Soft white pine, (Ponderosa pine), is used almost exclusively and you will find that the fit is so perfect and the wood so soft that even a child 12 years old can correctly and rapidly assemble all of the parts by following the simple directions included with each carton. Special fine gauge, cement coated nails are supplied with each carton of wooden bee hive parts with the exception of section boxes which do not require nailing. The cement coating on the nails makes them very hard to pull out.
FRAMES: It is difficult to assemble the locked frames incorrectly but be sure to nail the top of the end bar into the top bar from the end as pictured.
If you have 200 or more frames to nail it will probably pay to buy a frame nailing device. These outfits hold 10 frames squarely and in position so that they may be nailed rapidly by turning it upside down and then up on end.

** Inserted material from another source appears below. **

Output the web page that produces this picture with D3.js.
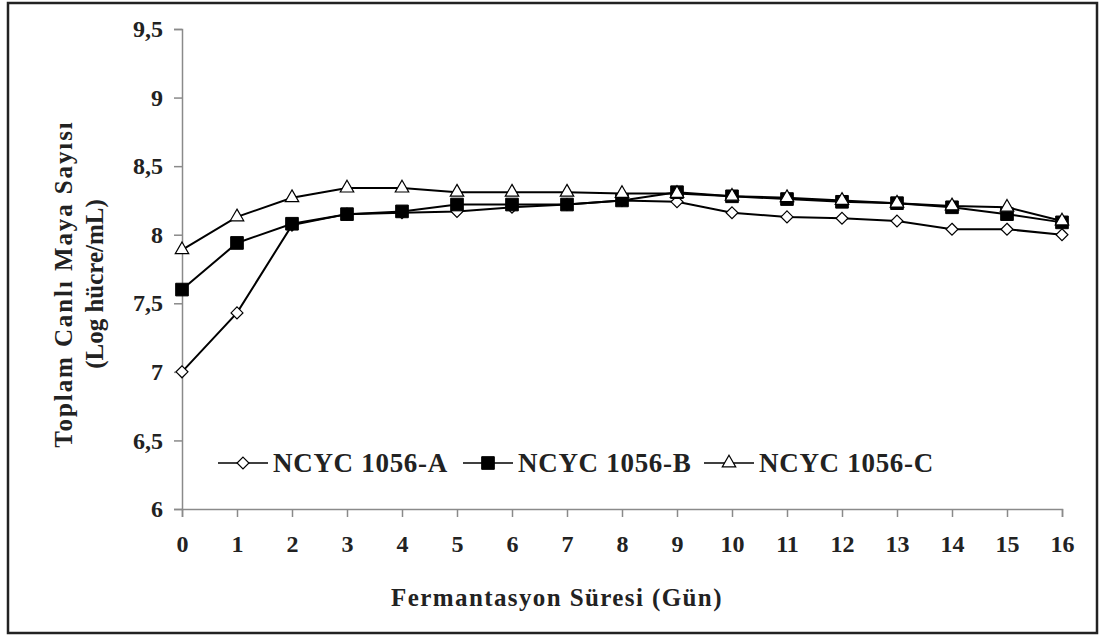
<!DOCTYPE html>
<html><head><meta charset="utf-8">
<script src="https://cdn.jsdelivr.net/npm/d3@7"></script>
<style>body{margin:0;background:#fff}</style>
</head><body>
<svg id="c" width="1099" height="637"></svg>
<script>
const days = [0,1,2,3,4,5,6,7,8,9,10,11,12,13,14,15,16];
const seriesNames = ["NCYC 1056-A","NCYC 1056-B","NCYC 1056-C"];
const valuesA = [7.00,7.43,8.07,8.15,8.16,8.17,8.20,8.22,8.25,8.24,8.16,8.13,8.12,8.10,8.04,8.04,8.00];
const valuesB = [7.60,7.94,8.08,8.15,8.17,8.22,8.22,8.22,8.25,8.31,8.28,8.26,8.24,8.23,8.20,8.15,8.09];
const valuesC = [7.89,8.13,8.27,8.34,8.34,8.31,8.31,8.31,8.30,8.30,8.28,8.27,8.25,8.23,8.21,8.20,8.10];
const yTicks = [6,6.5,7,7.5,8,8.5,9,9.5];
const yTitle = ["Toplam Canlı Maya Sayısı","(Log hücre/mL)"];
const xTitle = "Fermantasyon Süresi (Gün)";

const svg = d3.select("#c");
const font = "'Liberation Serif','Times New Roman',serif";
const x = d3.scaleLinear().domain([0,16]).range([182,1062]);
const y = d3.scaleLinear().domain([6,9.5]).range([509,29]);

// border
svg.append("rect").attr("x",8).attr("y",3).attr("width",1089).attr("height",630)
  .attr("fill","none").attr("stroke","#222").attr("stroke-width",2.5);

const fmt = d => String(d).replace(".",",");
const ya = svg.append("g").attr("transform","translate(182,0)")
  .call(d3.axisLeft(y).tickValues(yTicks).tickFormat(fmt).tickSize(8).tickPadding(11));
const xa = svg.append("g").attr("transform","translate(0,509)")
  .call(d3.axisBottom(x).tickValues(days).tickFormat(d3.format("d")).tickSize(8).tickPadding(18));
[ya,xa].forEach(a=>{
  a.selectAll("path,line").attr("stroke","#8a8a8a").attr("stroke-width",1.5);
  a.selectAll("text").attr("font-family",font).attr("font-weight","bold")
    .attr("font-size",24).attr("fill","#222");
});

// titles
const yt = svg.append("text").attr("transform","translate(72,284) rotate(-90)")
  .attr("text-anchor","middle").attr("font-family",font).attr("font-weight","bold")
  .attr("font-size",25).attr("fill","#222");
yTitle.forEach((t,i)=>yt.append("tspan").attr("x",0).attr("dy",i?31:0)
  .attr("letter-spacing",i?0:1.9).text(t));
svg.append("text").attr("x",557).attr("y",606).attr("text-anchor","middle")
  .attr("font-family",font).attr("font-weight","bold").attr("font-size",25)
  .attr("letter-spacing",1.4).attr("fill","#222").text(xTitle);

const data = [valuesA,valuesB,valuesC];
const line = d3.line().x((d,i)=>x(days[i])).y(d=>y(d));
const symbols = [d3.symbolDiamond2, d3.symbolSquare, d3.symbolTriangle2];
const symSize = [90,160,130];
const fills = ["#fff","#000","#fff"];

function marker(g,k,cx,cy){
  g.append("path").attr("d",d3.symbol().type(symbols[k]).size(symSize[k])())
    .attr("transform",`translate(${cx},${cy})`)
    .attr("fill",fills[k]).attr("stroke","#000").attr("stroke-width",k==1?1:1.2);
}

data.forEach((vals,k)=>{
  svg.append("path").datum(vals).attr("d",line).attr("fill","none")
    .attr("stroke","#000").attr("stroke-width",2);
});
data.forEach((vals,k)=>{
  const g = svg.append("g");
  vals.forEach((v,i)=>marker(g,k,x(days[i]),y(v)));
});

// legend
const legX = [218,463,704];
const legY = 463;
seriesNames.forEach((n,k)=>{
  const g = svg.append("g");
  g.append("line").attr("x1",legX[k]).attr("x2",legX[k]+50).attr("y1",legY).attr("y2",legY)
    .attr("stroke","#000").attr("stroke-width",1.5);
  marker(g,k,legX[k]+25,legY);
  g.append("text").attr("x",legX[k]+55).attr("y",legY+9).attr("font-family",font)
    .attr("font-weight","bold").attr("font-size",27).attr("letter-spacing",0.7)
    .attr("fill","#222").text(n);
});
</script>
</body></html>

When the job is completed fold back the end pieces of the nailing device which are held by springs, turn it upside down and the frames will fall out.
A frame-nailing device holds the frame parts squarely in an upright position so that they may be nailed rapidly.

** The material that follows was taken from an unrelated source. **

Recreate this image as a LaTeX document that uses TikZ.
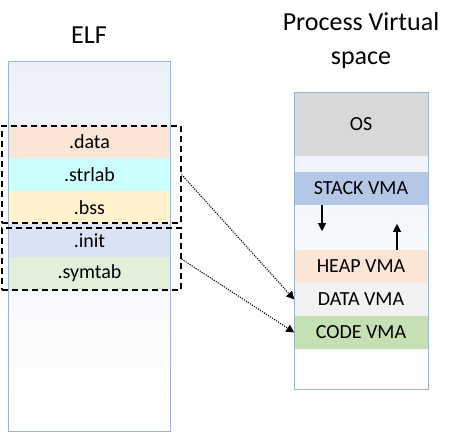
\documentclass[tikz,border=0pt]{standalone}
\usepackage{fontspec}
\setmainfont{Carlito}
\usetikzlibrary{arrows.meta}

\definecolor{colborder}{HTML}{9AB3D1}
\definecolor{colshade}{HTML}{ECF1F9}
\definecolor{coldata}{HTML}{FBE5D6}
\definecolor{colstr}{HTML}{CCFFFF}
\definecolor{colbss}{HTML}{FFF2CC}
\definecolor{colinit}{HTML}{DAE3F3}
\definecolor{colsym}{HTML}{E2F0D9}
\definecolor{colos}{HTML}{D9D9D9}
\definecolor{colstack}{HTML}{B4C7E7}
\definecolor{colheap}{HTML}{FBE5D6}
\definecolor{colvdata}{HTML}{F2F2F2}
\definecolor{colcode}{HTML}{C5E0B4}

\begin{document}
\begin{tikzpicture}[x=1pt,y=-1pt,
  column/.style={draw=colborder,line width=1pt,top color=colshade,bottom color=white,inner sep=0pt},
  sec/.style={minimum width=161pt,minimum height=33pt,inner sep=0pt,font=\fontsize{20}{20}\selectfont},
  vma/.style={minimum width=133pt,minimum height=33pt,inner sep=0pt,font=\fontsize{20}{20}\selectfont},
  group/.style={draw,line width=1.1pt,dash pattern=on 6pt off 4pt,inner sep=0pt},
  link/.style={-{Triangle[length=8pt,width=8pt]},line width=1pt,dash pattern=on 1.2pt off 1.2pt},
  growarrow/.style={-{Triangle[length=8pt,width=8pt]},line width=1.1pt}]
\useasboundingbox (0,0) rectangle (462,433);

% titles
\node[font=\fontsize{26}{26}\selectfont] (elftitle) at (89,35) {ELF};
\node[font=\fontsize{26}{34}\selectfont,align=center] (proctitle) at (361,41) {Process Virtual\\space};

% ELF file
\node[column,minimum width=162pt,minimum height=369pt] (elf) at (89,246.5) {};
\node[sec,fill=coldata] (data) at (89.5,141.5) {.data};
\node[sec,fill=colstr] (strlab) at (89.5,174.5) {.strlab};
\node[sec,fill=colbss] (bss) at (89.5,207.5) {.bss};
\node[sec,fill=colinit] (init) at (89.5,240.5) {.init};
\node[sec,fill=colsym] (symtab) at (89.5,273.5) {.symtab};

\node[group,minimum width=179pt,minimum height=97pt] (grpa) at (91.5,174.5) {};
\node[group,minimum width=179pt,minimum height=62pt] (grpb) at (91.5,259) {};

% process space
\node[column,minimum width=134pt,minimum height=296pt] (proc) at (361,241) {};
\node[vma,fill=colos,minimum height=63pt] (os) at (361,124.5) {OS};
\node[vma,fill=colstack] (stack) at (361,188.5) {STACK VMA};
\node[vma,fill=colheap] (heap) at (361,266.5) {HEAP VMA};
\node[vma,fill=colvdata] (vdata) at (361,299.5) {DATA VMA};
\node[vma,fill=colcode] (code) at (361,332.5) {CODE VMA};

\draw[growarrow] ([xshift=-39pt]stack.south) -- ++(0,26);
\draw[growarrow] ([xshift=36pt]heap.north) -- ++(0,-26);

\draw[link] (grpa.east) -- (vdata.west);
\draw[link] (grpb.east) -- (code.west);
\end{tikzpicture}
\end{document}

Be sure that you have the side rails fitted on the floor boards with the thick and thin spaces the same way up. The 3/8 x 3/4 inch strip can be nailed either to the back or the front of the under side. A few beekeepers use the 3/8" entrance side of the bottom board but nearly all use the opening for greater ventilation and use the entrance cleat for reducing the entrance during the winter.
Special, non stretching, tinned, No. 28 wire is listed in the supply catalogues. This wire is tinned to prevent rusting. There are four holes in the end bars of the standard 9 1/8 inch depth brood frames and two in the shallow frames. This wire is stretched back and forth through these holes and secured at each end on small nails 1/2 inch to 3/4 inch long driven into the edges of the end bars. Some beekeepers insert eyelets in these holes to prevent the wire from cutting into the wood.

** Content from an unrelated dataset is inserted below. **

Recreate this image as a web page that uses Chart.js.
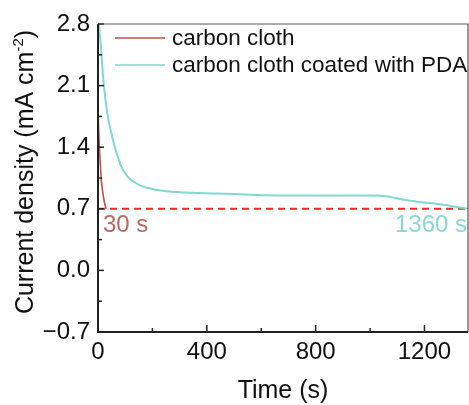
<!DOCTYPE html>
<html>
<head>
<meta charset="utf-8">
<script src="https://cdn.jsdelivr.net/npm/chart.js@4.4.1/dist/chart.umd.min.js"></script>
<style>
  html, body { margin: 0; padding: 0; background: #fff; }
  #wrap { width: 469px; height: 405px; }
</style>
</head>
<body>
<div id="wrap"><canvas id="chart" width="469" height="405"></canvas></div>
<script>
// chronoamperometry curves: time (s) vs current density (mA cm^-2)
const clothTime = [0, 1, 3, 5, 9, 13, 18, 22, 26, 30];
const clothCurrent = [2.28, 1.77, 1.55, 1.40, 1.18, 1.00, 0.88, 0.80, 0.74, 0.70];

const pdaTime = [3, 11, 20, 35, 50, 62, 75, 87, 105, 129, 160, 191, 252, 374, 484, 619, 790, 900, 1000, 1040, 1065, 1090, 1130, 1169, 1231, 1292, 1330, 1360];
const pdaCurrent = [2.80, 2.53, 2.15, 1.77, 1.55, 1.40, 1.27, 1.17, 1.08, 1.01, 0.96, 0.93, 0.90, 0.88, 0.87, 0.855, 0.85, 0.85, 0.85, 0.848, 0.84, 0.825, 0.80, 0.782, 0.763, 0.735, 0.715, 0.70];

// threshold line and the times where each curve reaches it
const thresholdTime = [0, 1360];
const thresholdLevel = [0.7, 0.7];
const crossLabels = ["30 s", "1360 s"];

const seriesNames = ["carbon cloth", "carbon cloth coated with PDA"];
const xTicks = [0, 200, 400, 600, 800, 1000, 1200];
const yTicks = [-0.7, -0.35, 0, 0.35, 0.7, 1.05, 1.4, 1.75, 2.1, 2.45, 2.8];

const RED = "#c0504d";
const CYAN = "#80d9d0";
const FONT = "'Liberation Sans', Arial, sans-serif";

const toPoints = (xs, ys) => xs.map((x, i) => ({ x: x, y: ys[i] }));
const isMajor = (v, step) => Math.abs(Math.round(v / step) * step - v) < 1e-6;

// frame, inward ticks, titles, legend and crossing labels
const decorations = {
    id: "decorations",
    afterDatasetsDraw(chart) {
        const { ctx, chartArea: a, scales } = chart;
        const xs = scales.x, ys = scales.y;
        ctx.save();

        // inward ticks on the left and bottom axes
        ctx.strokeStyle = "#222";
        ctx.lineWidth = 1.5;
        xTicks.forEach((v) => {
            const px = xs.getPixelForValue(v);
            const len = isMajor(v, 400) ? 7 : 4;
            ctx.beginPath();
            ctx.moveTo(px, a.bottom);
            ctx.lineTo(px, a.bottom - len);
            ctx.stroke();
        });
        yTicks.forEach((v) => {
            const py = ys.getPixelForValue(v);
            const len = isMajor(v, 0.7) ? 6 : 4;
            ctx.beginPath();
            ctx.moveTo(a.left, py);
            ctx.lineTo(a.left + len, py);
            ctx.stroke();
        });

        // frame
        ctx.strokeStyle = "#555";
        ctx.lineWidth = 1.2;
        ctx.beginPath();
        ctx.moveTo(a.left, a.top);
        ctx.lineTo(a.right, a.top);
        ctx.lineTo(a.right, a.bottom);
        ctx.stroke();
        ctx.strokeStyle = "#222";
        ctx.lineWidth = 2;
        ctx.beginPath();
        ctx.moveTo(a.left, a.top);
        ctx.lineTo(a.left, a.bottom);
        ctx.lineTo(a.right, a.bottom);
        ctx.stroke();

        // x title
        ctx.fillStyle = "#111";
        ctx.font = "25px " + FONT;
        ctx.textAlign = "center";
        ctx.textBaseline = "alphabetic";
        ctx.fillText("Time (s)", (a.left + a.right) / 2, 398);

        // y title with superscript
        const main = "Current density (mA cm";
        const sup = "-2";
        const tail = ")";
        ctx.font = "25px " + FONT;
        const wMain = ctx.measureText(main).width;
        const wTail = ctx.measureText(tail).width;
        ctx.font = "15px " + FONT;
        const wSup = ctx.measureText(sup).width;
        const total = wMain + wSup + wTail;
        ctx.translate(33, (a.top + a.bottom) / 2 - 6);
        ctx.rotate(-Math.PI / 2);
        ctx.textAlign = "left";
        let cx = -total / 2;
        ctx.font = "25px " + FONT;
        ctx.fillText(main, cx, 0);
        cx += wMain;
        ctx.font = "15px " + FONT;
        ctx.fillText(sup, cx, -10);
        cx += wSup;
        ctx.font = "25px " + FONT;
        ctx.fillText(tail, cx, 0);
        ctx.setTransform(1, 0, 0, 1, 0, 0);

        // legend
        ctx.font = "22.5px " + FONT;
        ctx.textBaseline = "middle";
        ctx.textAlign = "left";
        [0, 1].forEach((i) => {
            const ds = chart.data.datasets[i];
            const ly = a.top + 14 + i * 27;
            ctx.strokeStyle = ds.borderColor;
            ctx.lineWidth = 1.5;
            ctx.beginPath();
            ctx.moveTo(a.left + 17, ly);
            ctx.lineTo(a.left + 67, ly);
            ctx.stroke();
            ctx.fillStyle = "#111";
            ctx.fillText(ds.label, a.left + 74, ly + 1);
        });

        // crossing time labels under the threshold line
        const baseY = ys.getPixelForValue(thresholdLevel[0]) + 23;
        ctx.font = "24px " + FONT;
        ctx.textBaseline = "alphabetic";
        ctx.fillStyle = "#c06660";
        ctx.textAlign = "left";
        ctx.fillText(crossLabels[0], xs.getPixelForValue(thresholdTime[0]) + 5, baseY);
        ctx.fillStyle = "#86d9d1";
        ctx.textAlign = "right";
        ctx.fillText(crossLabels[1], xs.getPixelForValue(thresholdTime[1]) - 1, baseY);

        ctx.restore();
    },
};

new Chart(document.getElementById("chart"), {
    type: "line",
    data: {
        datasets: [
            {
                label: seriesNames[0],
                data: toPoints(clothTime, clothCurrent),
                borderColor: RED,
                borderWidth: 1.6,
                pointRadius: 0,
                cubicInterpolationMode: "monotone",
            },
            {
                label: seriesNames[1],
                data: toPoints(pdaTime, pdaCurrent),
                borderColor: CYAN,
                borderWidth: 2,
                pointRadius: 0,
                cubicInterpolationMode: "monotone",
            },
            {
                label: "threshold",
                data: toPoints(thresholdTime, thresholdLevel),
                borderColor: "#ff2020",
                borderWidth: 2,
                borderDash: [7, 5],
                pointRadius: 0,
            },
        ],
    },
    options: {
        responsive: false,
        animation: false,
        events: [],
        layout: { padding: { top: 24, right: 1, left: 0, bottom: 0 } },
        plugins: {
            legend: { display: false },
            tooltip: { enabled: false },
        },
        scales: {
            x: {
                type: "linear",
                min: 0,
                max: 1360,
                afterBuildTicks: (scale) => {
                    scale.ticks = xTicks.map((v) => ({ value: v }));
                },
                afterFit: (scale) => {
                    scale.height = 73;
                },
                ticks: {
                    autoSkip: false,
                    maxRotation: 0,
                    padding: 6,
                    color: "#111",
                    font: { family: FONT, size: 24 },
                    callback: (v) => (isMajor(v, 400) ? String(v) : ""),
                },
                grid: { display: false, drawTicks: false },
                border: { display: false },
            },
            y: {
                type: "linear",
                min: -0.7,
                max: 2.8,
                afterBuildTicks: (scale) => {
                    scale.ticks = yTicks.map((v) => ({ value: v }));
                },
                afterFit: (scale) => {
                    scale.width = 98;
                },
                ticks: {
                    autoSkip: false,
                    padding: 8,
                    color: "#111",
                    font: { family: FONT, size: 24 },
                    callback: (v) => {
                        if (!isMajor(v, 0.7)) return "";
                        const s = Math.abs(v).toFixed(1);
                        return v < -1e-9 ? "\u2212" + s : s;
                    },
                },
                grid: { display: false, drawTicks: false },
                border: { display: false },
            },
        },
    },
    plugins: [decorations],
});
</script>
</body>
</html>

This wire must be drawn very tightly to give the necessary support to the comb foundation and while various wiring devices are for sale actually all you need are three 3/4 inch boards about 2 inches wide and 10 1/2 inches long if you have a solid bench to nail these to or if you want a permanent setup use two more boards, one 19 inches and the other 24 inches long, as pictured, to nail the shorter boards to permanently, using 7-d nails and clinching them. You will also need 4 twelve penny or larger nails.
Place the frame with the top bar about half an inch from the top side of the board and drive one spike in each upper corner inside of the frame as pictured. Then mark the inside center of the bottom bar and drive another spike 3/8 inch below this point. Drive these spikes well into the boards and cut or saw off the heads. Over this triangle you can place the frame by first placing the top bar over the two top nails and then pulling down on the center of the bottom bar so it slides over the lower nail. This will slightly pull in the end bars so that the wire may be stretched reasonably tight by pulling on the spool. Then secure the wire to the nails. When you remove the frame from the nails the wire will be stretched so tightly that it will sing like violin string.
You can build your own frame wiring outfit with pieces of scrap lumber and a few nails by following this picture and our instructions.
Hive Bodies And Supers:
The hive bodies and supers are assembled as pictured. The ends have one edge rabbeted out for the frame rests. It is possible to get a good fit on the lock corners with one or both hand-holds of the side pieces on the inside, so be sure that the hand-holds are all on the outside. Nail in the tin rabbet or frame support with the projection up. This is to form a bee space under the ends of the top bars of the frames to prevent them from being glued down by the bees.
There are several parts to the telescoping cover and inner cover, but you will have no problem with them.